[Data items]
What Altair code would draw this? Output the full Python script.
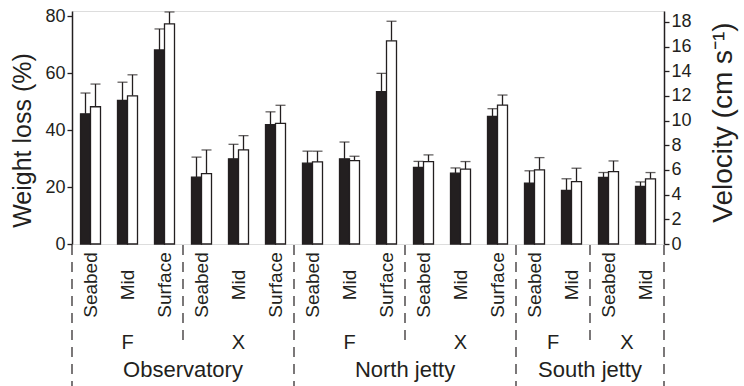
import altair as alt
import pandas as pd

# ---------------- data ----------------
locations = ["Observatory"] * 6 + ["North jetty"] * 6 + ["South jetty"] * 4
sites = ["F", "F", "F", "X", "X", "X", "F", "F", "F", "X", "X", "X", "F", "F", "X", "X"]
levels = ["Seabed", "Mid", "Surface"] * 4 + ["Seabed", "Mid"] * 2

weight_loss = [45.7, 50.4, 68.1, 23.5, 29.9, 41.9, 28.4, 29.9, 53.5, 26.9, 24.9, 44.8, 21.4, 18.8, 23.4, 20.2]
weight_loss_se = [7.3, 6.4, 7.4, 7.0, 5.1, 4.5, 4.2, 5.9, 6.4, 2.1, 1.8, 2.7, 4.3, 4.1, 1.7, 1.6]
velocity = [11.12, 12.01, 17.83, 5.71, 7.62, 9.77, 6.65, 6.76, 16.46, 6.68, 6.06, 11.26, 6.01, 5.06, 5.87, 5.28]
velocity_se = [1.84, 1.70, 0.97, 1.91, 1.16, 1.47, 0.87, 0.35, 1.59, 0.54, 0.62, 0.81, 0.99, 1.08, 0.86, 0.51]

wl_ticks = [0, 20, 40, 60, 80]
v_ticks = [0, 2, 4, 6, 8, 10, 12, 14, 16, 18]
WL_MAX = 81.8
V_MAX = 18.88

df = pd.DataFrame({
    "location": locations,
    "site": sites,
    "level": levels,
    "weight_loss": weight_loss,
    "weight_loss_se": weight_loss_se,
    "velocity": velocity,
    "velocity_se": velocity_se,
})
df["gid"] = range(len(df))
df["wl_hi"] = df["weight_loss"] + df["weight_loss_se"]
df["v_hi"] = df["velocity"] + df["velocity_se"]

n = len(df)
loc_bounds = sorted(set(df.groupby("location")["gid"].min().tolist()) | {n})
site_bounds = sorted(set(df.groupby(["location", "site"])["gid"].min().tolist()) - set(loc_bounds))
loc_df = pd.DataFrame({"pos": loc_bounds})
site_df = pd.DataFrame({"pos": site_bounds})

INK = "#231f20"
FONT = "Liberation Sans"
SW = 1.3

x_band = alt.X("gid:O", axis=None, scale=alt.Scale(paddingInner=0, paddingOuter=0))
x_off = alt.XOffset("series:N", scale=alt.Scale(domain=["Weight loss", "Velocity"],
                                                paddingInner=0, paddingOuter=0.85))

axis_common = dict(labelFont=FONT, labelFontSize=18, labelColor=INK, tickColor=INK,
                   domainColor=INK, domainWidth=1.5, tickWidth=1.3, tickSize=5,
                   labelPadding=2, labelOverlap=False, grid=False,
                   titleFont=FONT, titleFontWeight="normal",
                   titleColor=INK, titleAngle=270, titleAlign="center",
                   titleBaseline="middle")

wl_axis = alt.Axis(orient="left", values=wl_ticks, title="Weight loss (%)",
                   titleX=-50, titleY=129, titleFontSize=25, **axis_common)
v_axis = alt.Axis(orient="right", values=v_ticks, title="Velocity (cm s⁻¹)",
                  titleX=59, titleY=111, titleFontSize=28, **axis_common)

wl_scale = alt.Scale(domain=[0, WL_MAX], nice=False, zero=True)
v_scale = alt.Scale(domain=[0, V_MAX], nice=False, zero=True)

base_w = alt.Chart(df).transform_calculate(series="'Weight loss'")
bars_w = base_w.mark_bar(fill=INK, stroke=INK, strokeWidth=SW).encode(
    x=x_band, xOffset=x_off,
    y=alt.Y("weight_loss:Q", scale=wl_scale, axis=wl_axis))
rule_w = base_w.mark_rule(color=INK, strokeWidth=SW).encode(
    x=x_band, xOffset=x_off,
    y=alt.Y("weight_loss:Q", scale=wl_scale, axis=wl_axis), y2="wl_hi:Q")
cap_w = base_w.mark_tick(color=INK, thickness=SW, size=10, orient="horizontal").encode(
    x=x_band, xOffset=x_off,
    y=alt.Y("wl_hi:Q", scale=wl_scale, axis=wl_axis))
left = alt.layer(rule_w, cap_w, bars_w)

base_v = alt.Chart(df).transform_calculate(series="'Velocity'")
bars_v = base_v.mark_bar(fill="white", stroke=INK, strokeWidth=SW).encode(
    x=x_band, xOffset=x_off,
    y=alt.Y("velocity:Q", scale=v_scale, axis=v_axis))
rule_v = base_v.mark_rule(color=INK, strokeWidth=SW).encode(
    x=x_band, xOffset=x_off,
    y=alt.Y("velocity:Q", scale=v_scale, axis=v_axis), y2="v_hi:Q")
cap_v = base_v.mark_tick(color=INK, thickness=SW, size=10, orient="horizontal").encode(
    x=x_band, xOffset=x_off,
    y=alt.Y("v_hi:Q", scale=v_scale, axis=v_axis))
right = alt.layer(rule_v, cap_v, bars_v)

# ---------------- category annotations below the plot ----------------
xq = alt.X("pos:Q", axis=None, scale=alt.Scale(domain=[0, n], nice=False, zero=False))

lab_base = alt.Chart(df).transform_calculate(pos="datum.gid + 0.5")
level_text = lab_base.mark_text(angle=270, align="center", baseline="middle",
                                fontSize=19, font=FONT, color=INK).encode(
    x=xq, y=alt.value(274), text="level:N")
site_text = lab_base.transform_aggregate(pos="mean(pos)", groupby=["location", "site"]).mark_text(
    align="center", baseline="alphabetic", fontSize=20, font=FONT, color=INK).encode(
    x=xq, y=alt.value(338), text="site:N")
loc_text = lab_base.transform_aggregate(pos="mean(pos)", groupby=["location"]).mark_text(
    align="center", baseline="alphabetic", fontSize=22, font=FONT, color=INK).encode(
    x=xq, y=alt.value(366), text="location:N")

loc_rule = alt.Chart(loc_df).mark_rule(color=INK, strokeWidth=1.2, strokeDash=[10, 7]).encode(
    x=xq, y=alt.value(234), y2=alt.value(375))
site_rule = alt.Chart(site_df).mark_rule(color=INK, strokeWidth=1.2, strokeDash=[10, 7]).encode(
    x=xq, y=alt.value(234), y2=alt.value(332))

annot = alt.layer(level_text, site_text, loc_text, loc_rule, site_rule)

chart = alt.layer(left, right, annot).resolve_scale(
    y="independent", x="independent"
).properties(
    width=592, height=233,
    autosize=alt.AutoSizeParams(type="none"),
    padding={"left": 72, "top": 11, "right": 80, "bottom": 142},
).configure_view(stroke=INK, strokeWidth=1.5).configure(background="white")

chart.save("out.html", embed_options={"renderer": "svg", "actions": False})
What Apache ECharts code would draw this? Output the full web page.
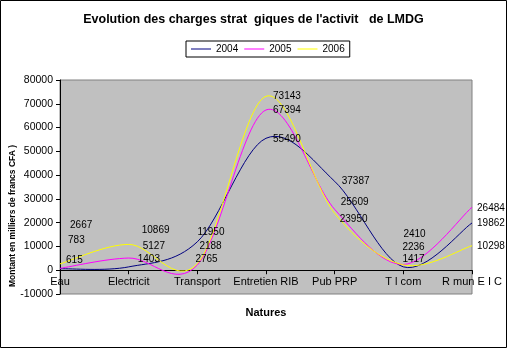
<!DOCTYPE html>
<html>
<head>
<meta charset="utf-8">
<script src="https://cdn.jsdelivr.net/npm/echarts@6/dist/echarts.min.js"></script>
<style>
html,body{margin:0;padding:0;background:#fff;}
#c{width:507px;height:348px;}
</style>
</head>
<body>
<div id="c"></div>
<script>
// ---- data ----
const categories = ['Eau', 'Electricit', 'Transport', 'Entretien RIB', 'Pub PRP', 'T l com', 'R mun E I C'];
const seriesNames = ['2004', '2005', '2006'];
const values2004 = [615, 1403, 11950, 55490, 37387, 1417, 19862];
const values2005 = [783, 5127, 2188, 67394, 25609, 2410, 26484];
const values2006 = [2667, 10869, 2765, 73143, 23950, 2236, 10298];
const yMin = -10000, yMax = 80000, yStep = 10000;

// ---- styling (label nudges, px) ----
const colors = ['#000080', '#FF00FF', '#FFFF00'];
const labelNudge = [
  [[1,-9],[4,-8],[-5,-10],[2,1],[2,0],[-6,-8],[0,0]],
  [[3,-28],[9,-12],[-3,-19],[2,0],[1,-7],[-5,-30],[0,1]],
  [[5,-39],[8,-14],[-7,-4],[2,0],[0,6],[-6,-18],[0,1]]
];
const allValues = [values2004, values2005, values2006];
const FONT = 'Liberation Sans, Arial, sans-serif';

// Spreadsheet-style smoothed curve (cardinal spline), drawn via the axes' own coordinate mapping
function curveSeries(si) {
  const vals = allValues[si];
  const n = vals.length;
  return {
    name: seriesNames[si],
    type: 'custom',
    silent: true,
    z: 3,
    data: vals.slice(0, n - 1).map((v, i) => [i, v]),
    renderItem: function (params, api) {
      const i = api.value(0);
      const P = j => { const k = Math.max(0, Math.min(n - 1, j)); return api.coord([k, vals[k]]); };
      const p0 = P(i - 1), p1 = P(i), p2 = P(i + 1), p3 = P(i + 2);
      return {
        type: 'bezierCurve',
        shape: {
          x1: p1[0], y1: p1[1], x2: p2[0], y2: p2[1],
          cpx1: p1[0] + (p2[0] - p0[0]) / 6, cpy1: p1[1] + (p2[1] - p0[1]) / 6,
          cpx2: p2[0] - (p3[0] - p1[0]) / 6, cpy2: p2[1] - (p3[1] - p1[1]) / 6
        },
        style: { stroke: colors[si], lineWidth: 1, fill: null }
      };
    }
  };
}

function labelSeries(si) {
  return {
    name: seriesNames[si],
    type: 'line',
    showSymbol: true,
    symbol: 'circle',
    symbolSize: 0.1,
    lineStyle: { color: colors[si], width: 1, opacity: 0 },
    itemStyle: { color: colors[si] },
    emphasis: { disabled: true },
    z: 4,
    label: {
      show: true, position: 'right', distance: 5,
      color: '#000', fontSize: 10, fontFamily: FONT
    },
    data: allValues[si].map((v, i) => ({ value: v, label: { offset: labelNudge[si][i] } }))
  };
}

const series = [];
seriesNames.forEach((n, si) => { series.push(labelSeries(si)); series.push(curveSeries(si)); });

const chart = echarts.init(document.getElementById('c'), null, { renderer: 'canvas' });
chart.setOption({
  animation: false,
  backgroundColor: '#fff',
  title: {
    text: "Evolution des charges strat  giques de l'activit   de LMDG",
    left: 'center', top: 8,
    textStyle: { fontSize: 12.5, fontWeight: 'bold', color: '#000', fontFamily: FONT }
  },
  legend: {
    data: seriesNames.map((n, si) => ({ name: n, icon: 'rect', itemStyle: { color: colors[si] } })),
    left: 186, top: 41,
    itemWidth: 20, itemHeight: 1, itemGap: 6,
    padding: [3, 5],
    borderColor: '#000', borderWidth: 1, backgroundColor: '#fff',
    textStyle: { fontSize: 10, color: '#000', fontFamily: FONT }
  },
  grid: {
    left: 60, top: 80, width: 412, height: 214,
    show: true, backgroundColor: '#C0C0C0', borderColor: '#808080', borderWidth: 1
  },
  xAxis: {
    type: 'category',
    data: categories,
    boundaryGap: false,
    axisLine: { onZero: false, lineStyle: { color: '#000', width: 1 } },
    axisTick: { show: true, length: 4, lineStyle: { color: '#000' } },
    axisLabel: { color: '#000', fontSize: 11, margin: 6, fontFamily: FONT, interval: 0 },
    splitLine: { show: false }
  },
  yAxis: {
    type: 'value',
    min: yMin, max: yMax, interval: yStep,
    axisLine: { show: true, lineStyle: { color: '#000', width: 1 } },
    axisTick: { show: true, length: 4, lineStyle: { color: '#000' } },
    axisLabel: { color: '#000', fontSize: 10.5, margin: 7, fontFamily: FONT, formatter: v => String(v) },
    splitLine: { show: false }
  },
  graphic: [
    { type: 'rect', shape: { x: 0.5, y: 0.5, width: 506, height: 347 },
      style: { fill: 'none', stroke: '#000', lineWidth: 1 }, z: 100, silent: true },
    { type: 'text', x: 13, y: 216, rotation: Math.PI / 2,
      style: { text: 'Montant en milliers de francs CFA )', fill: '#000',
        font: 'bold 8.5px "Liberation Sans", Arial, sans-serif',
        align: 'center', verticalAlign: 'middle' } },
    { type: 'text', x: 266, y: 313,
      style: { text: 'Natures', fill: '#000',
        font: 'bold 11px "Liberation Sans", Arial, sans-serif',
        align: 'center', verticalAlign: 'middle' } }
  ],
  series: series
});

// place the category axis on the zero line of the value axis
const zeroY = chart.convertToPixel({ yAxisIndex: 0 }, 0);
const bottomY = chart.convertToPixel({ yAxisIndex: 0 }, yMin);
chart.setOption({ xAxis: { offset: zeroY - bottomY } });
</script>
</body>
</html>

— To do —
Write out again exactly the lines above from the one with "What Apache ECharts" through the one with "const FONT = 'Liberation", adding no other lines and no pictures.

— Exercise solution —
What Apache ECharts code would draw this? Output the full web page.
<!DOCTYPE html>
<html>
<head>
<meta charset="utf-8">
<script src="https://cdn.jsdelivr.net/npm/echarts@6/dist/echarts.min.js"></script>
<style>
html,body{margin:0;padding:0;background:#fff;}
#c{width:507px;height:348px;}
</style>
</head>
<body>
<div id="c"></div>
<script>
// ---- data ----
const categories = ['Eau', 'Electricit', 'Transport', 'Entretien RIB', 'Pub PRP', 'T l com', 'R mun E I C'];
const seriesNames = ['2004', '2005', '2006'];
const values2004 = [615, 1403, 11950, 55490, 37387, 1417, 19862];
const values2005 = [783, 5127, 2188, 67394, 25609, 2410, 26484];
const values2006 = [2667, 10869, 2765, 73143, 23950, 2236, 10298];
const yMin = -10000, yMax = 80000, yStep = 10000;

// ---- styling (label nudges, px) ----
const colors = ['#000080', '#FF00FF', '#FFFF00'];
const labelNudge = [
  [[1,-9],[4,-8],[-5,-10],[2,1],[2,0],[-6,-8],[0,0]],
  [[3,-28],[9,-12],[-3,-19],[2,0],[1,-7],[-5,-30],[0,1]],
  [[5,-39],[8,-14],[-7,-4],[2,0],[0,6],[-6,-18],[0,1]]
];
const allValues = [values2004, values2005, values2006];
const FONT = 'Liberation Sans, Arial, sans-serif';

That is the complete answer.